O solfejo em coro, entretanto, não é elemento fácil de se incluir na rotina repentinamente, onde não se tem este hábito. Problemas podem ser enfrentados de imediato, como a falta de interesse por parte dos cantores, resistência nos primeiros meses, diferença de níveis dos cantores, diferença de propósitos e anseios, agenda que não reserve tempo para esta tarefa, ou até mesmo a falta de exigência do repertório. A organização se fará necessária, e uma boa argumentação por parte do regente também. Para um grupo que ensaia duas horas por semana, por exemplo, pode se começar com quinze ou trinta minutos no início de cada ensaio. Depois de que o grupo desenvolver o suficiente com exercícios, faz-se necessária a aplicação direta no repertório, para entrelaçar as coisas o quanto antes. Para os que apresentam maiores dificuldades, atendimentos individuais vão ajudar. Depois de um ano, quando o grupo já estiver um pouco desenvolvido, requer atenção especial aos novos componentes, que entrarão em desnível e precisarão de atendimento especial. Neste ponto da trajetória, certamente o coro já será outro!

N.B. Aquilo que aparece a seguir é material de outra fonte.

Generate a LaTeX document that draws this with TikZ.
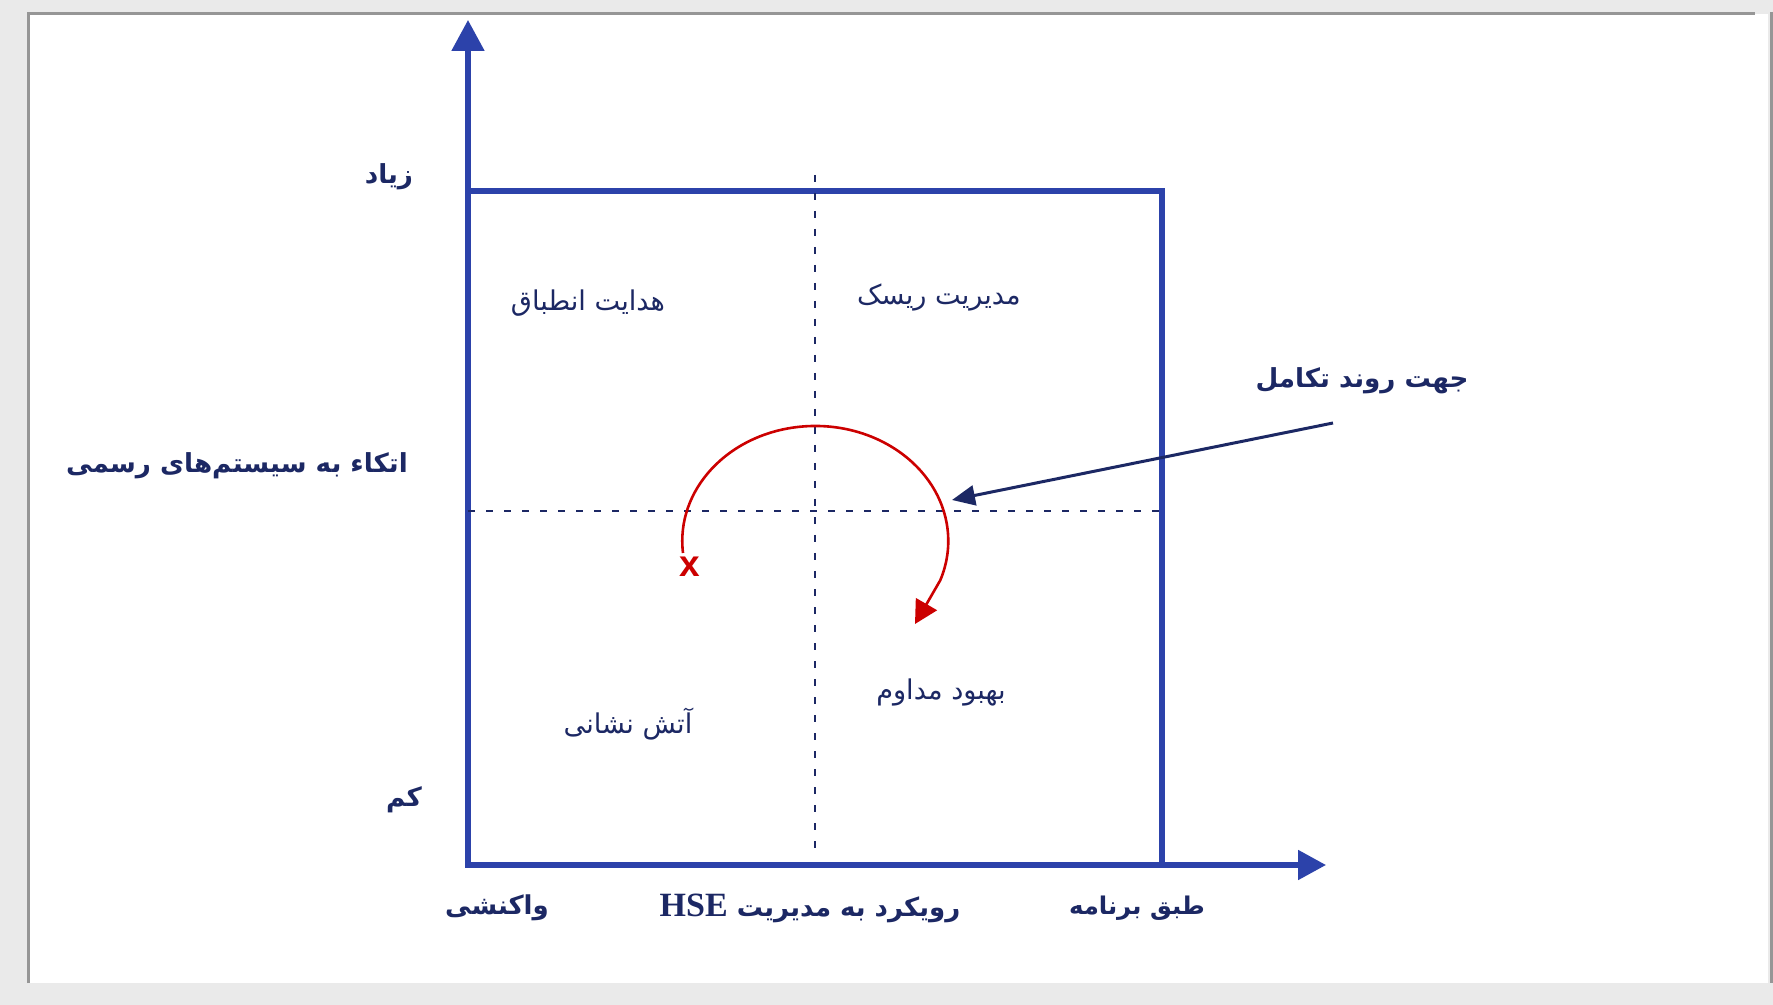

É comum os coros atingirem um determinado nível, desde sua fundação ou desde que assumiu o regente atual, e por diante ficar sempre no mesmo nível, às vezes por dezenas de anos. Basta analisarmos cuidadosamente a história dos coros que conhecemos para diagnosticar isso. O solfejo e o estudo musical de forma estruturada sempre possibilitará que o coro adquira mais qualidade, que experimente fazer uma quantidade maior de repertório, que experimente realizar peças mais difíceis ou audaciosas, enfim, deixa em aberto a possibilidade de crescer.  
            Seja ele tradicional, em dó móvel, por relação intervalar, por graus ou qualquer outra forma, o desenvolvimento do solfejo só ajuda, facilita o aprendizado. Não podemos deixá-lo no esquecimento. Em 2009 um colega regente, depois de ter experiência com coros que tem o hábito de solfejar, em outro país, me disse que de volta ao Brasil ele prometeu a si mesmo que jamais trabalharia novamente com um coro que não tivesse como ferramenta fundamental o solfejo, pois não teria mais a paciência devida para ensinar música de ouvido o tempo todo, e não conseguiria realizar o repertório que teria vontade porque jamais o coro conseguiria sem saber solfejar. “O resultado é outro a luz do solfejo!” Disse ele. Hoje ele aquece seu coro lendo corais de Bach a primeira vista, e todos se convenceram de que realmente o resultado é bem melhor lendo as partituras do que na escuridão do analfabetismo musical.